The rise in the value of the dollar since New Year will add £7million to Flybe’s operating costs this year, the regional airline said yesterday.
In a trading update, the airline said it would take a hit from currency costs despite taking steps to hedge exposure to fuel and the dollar.
Flybe, the largest operator at Aberdeen International Airport, also said it had increased its summer seating capacity by 17%, but ticket sales had fallen 3 percentage points year-on-year to 21%.
The Exeter-headquartered carrier had the same problem in the fourth quarter of its financial year to March 31.
It increased the number of seats on offer by 2.4% to 2.6million during the three months – meaning its planes were only 68% full, compared to 70% a year earlier.

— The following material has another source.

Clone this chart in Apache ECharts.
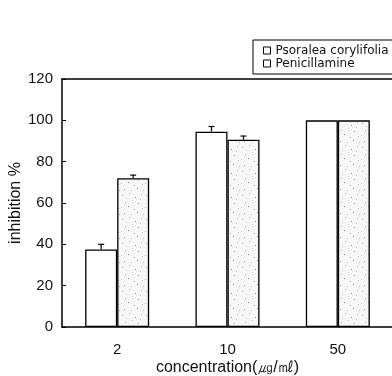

Flybe, which operates from all the major Scottish airports and smaller ones in the Highlands and islands through a franchise deal with Paisley-based Loganair, said it had increased capacity at a lower rate in light of the drop in demand following the terrorist attacks in Paris in November.
Passenger numbers during the quarter remained steady at 1.8million, while revenue from bookings were also flat.
Flybe said its full year results, which come out on June 9, were expected to be in line with expectations.
But the assurance was not enough to prevent its shares slipping 5.5p to 58.5p on the London exchange.
Chief executive Saad Hammad said Flybe had made “enormous progress” after taking care of “legacy issues” to do with its fleet.
In November, the airline said it had managed to redeploy all six of its remaining Embraer E195 aircraft.
The jets had been deemed to be too expensive to run and cost the company £26million in storage and maintenance fees in 2014/15.
Mr Hammad added: “Against the background of the highest level of market capacity growth for six years – driven by low fuel prices – we continue to be disciplined in deploying our capacity, focusing investment on routes where airport partners provide cost mitigation and those which adhere strictly to our business model.
“We are also continuing to reduce unit cost, which provides margin resilience, as well as reviewing our capacity growth rate beyond this summer.
“Our booking profile for the summer reflects our capacity investments and our growing appeal to business travellers who typically book as close as possible to their day of travel.
“We look forward to making further progress over the coming year as we enter the next chapter of our journey which is focused on disciplined and profitable growth.”